- _DESCRIPTION OF THE TASK_
Reproduce only the stretch of entries below that begins at the first line and ends at the line holding "ReferenceLine, XAxis, YAxis".

* begin INPUT RECORDS *

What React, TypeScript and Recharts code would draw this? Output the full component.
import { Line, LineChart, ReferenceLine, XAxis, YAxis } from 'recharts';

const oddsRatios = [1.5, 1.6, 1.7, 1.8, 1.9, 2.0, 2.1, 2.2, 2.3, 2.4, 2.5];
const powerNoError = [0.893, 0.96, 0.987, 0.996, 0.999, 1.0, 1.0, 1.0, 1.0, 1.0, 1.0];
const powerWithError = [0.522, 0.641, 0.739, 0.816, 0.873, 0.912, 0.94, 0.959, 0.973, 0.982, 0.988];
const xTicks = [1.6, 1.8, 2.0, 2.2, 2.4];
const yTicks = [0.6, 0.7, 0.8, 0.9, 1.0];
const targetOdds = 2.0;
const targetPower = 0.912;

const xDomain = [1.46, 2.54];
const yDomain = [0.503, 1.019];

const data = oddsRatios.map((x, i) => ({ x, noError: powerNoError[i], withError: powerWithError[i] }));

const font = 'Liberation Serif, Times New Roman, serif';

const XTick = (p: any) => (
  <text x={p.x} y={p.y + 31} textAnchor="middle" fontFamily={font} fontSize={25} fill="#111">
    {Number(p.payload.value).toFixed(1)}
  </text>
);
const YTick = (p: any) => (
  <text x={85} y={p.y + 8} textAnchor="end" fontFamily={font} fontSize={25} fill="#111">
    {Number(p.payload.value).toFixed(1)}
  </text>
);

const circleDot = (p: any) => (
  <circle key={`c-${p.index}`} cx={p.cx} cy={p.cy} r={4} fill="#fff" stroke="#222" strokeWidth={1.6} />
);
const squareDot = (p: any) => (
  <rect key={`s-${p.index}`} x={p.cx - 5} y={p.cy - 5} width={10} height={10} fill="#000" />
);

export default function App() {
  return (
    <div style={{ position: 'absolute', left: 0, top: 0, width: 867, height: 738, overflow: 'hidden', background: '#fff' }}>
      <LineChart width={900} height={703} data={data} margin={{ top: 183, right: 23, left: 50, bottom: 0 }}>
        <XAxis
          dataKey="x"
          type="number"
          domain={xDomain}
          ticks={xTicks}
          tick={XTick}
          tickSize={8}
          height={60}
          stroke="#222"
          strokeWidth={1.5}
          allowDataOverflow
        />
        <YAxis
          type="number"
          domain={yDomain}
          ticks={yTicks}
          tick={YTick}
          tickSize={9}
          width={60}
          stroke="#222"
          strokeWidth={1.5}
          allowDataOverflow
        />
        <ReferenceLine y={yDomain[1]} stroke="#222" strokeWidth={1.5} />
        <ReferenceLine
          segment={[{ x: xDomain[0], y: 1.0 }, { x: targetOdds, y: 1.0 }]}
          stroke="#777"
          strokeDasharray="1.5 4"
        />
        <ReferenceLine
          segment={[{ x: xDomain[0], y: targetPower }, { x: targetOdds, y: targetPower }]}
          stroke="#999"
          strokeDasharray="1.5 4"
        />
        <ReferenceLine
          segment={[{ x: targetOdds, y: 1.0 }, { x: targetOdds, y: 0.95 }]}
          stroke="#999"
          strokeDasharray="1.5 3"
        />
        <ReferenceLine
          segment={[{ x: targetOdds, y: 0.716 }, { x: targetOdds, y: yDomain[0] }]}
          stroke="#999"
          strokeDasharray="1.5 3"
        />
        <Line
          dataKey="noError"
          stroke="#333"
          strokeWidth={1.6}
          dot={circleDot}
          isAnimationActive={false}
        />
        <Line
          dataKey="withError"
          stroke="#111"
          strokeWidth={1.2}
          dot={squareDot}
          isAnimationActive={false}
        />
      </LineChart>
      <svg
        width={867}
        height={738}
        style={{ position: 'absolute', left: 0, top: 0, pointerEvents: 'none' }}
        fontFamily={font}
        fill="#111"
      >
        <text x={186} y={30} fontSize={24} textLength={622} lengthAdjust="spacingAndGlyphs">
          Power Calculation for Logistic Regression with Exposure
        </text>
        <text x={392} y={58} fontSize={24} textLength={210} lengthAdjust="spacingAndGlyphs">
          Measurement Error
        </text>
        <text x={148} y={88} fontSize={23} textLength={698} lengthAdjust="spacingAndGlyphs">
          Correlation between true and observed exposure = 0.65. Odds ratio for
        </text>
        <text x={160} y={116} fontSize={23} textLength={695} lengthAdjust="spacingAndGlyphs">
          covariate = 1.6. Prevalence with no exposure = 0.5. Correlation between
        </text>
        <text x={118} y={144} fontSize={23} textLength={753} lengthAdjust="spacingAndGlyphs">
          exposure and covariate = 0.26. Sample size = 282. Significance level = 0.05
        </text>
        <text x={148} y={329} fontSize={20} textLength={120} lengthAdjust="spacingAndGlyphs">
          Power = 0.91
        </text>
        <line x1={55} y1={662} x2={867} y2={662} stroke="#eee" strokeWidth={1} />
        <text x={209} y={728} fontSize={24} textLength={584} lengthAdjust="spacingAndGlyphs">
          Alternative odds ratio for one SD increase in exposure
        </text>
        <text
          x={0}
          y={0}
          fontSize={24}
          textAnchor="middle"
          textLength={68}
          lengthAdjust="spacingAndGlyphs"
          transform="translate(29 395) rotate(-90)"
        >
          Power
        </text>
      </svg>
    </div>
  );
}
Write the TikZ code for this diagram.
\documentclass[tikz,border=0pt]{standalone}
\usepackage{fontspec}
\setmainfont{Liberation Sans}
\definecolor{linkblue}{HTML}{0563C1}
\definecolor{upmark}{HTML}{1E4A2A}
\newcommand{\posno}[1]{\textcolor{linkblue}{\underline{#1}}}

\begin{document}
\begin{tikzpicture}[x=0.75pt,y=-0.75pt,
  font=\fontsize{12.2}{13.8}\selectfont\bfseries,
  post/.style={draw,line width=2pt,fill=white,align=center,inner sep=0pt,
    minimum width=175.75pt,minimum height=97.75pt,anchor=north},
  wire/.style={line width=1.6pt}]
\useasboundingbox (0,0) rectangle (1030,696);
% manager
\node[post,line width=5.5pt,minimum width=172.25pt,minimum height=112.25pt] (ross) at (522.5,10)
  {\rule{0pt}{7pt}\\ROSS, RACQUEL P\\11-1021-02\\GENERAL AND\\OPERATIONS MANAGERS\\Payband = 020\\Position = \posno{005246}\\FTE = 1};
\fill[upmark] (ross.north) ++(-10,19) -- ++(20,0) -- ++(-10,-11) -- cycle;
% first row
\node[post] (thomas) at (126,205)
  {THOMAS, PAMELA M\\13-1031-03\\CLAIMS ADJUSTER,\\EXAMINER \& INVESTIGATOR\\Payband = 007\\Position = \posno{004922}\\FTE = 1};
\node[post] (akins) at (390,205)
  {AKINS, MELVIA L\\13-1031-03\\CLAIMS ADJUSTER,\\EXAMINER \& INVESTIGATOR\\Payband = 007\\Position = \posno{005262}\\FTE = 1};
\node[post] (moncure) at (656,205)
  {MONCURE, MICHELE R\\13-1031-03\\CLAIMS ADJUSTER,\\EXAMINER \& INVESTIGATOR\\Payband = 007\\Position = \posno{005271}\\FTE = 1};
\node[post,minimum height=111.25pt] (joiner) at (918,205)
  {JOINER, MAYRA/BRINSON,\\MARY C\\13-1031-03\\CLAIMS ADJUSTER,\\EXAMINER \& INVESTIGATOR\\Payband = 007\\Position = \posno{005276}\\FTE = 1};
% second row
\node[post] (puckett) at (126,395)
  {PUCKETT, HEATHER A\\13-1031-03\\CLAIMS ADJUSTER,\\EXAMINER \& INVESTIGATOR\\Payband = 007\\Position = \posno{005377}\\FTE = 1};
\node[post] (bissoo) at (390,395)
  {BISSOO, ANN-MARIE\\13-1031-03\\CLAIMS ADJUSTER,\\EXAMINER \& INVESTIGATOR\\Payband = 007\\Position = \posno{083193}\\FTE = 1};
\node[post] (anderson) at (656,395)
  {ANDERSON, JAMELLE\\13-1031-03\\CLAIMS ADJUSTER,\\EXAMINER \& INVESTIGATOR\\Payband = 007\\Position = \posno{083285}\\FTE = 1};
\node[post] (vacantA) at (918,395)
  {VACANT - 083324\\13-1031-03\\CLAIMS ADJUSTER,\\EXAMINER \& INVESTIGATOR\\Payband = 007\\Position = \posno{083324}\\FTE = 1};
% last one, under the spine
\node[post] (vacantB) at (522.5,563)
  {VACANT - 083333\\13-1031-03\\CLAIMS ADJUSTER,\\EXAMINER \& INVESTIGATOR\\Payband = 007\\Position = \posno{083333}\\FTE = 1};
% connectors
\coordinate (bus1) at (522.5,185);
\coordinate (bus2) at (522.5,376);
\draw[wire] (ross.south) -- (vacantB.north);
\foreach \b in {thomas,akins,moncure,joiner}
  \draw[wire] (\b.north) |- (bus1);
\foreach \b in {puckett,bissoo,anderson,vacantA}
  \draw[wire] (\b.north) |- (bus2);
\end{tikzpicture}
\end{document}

* end INPUT RECORDS *

- _RESULT OF THE EXERCISE_
What React, TypeScript and Recharts code would draw this? Output the full component.
import { Line, LineChart, ReferenceLine, XAxis, YAxis } from 'recharts';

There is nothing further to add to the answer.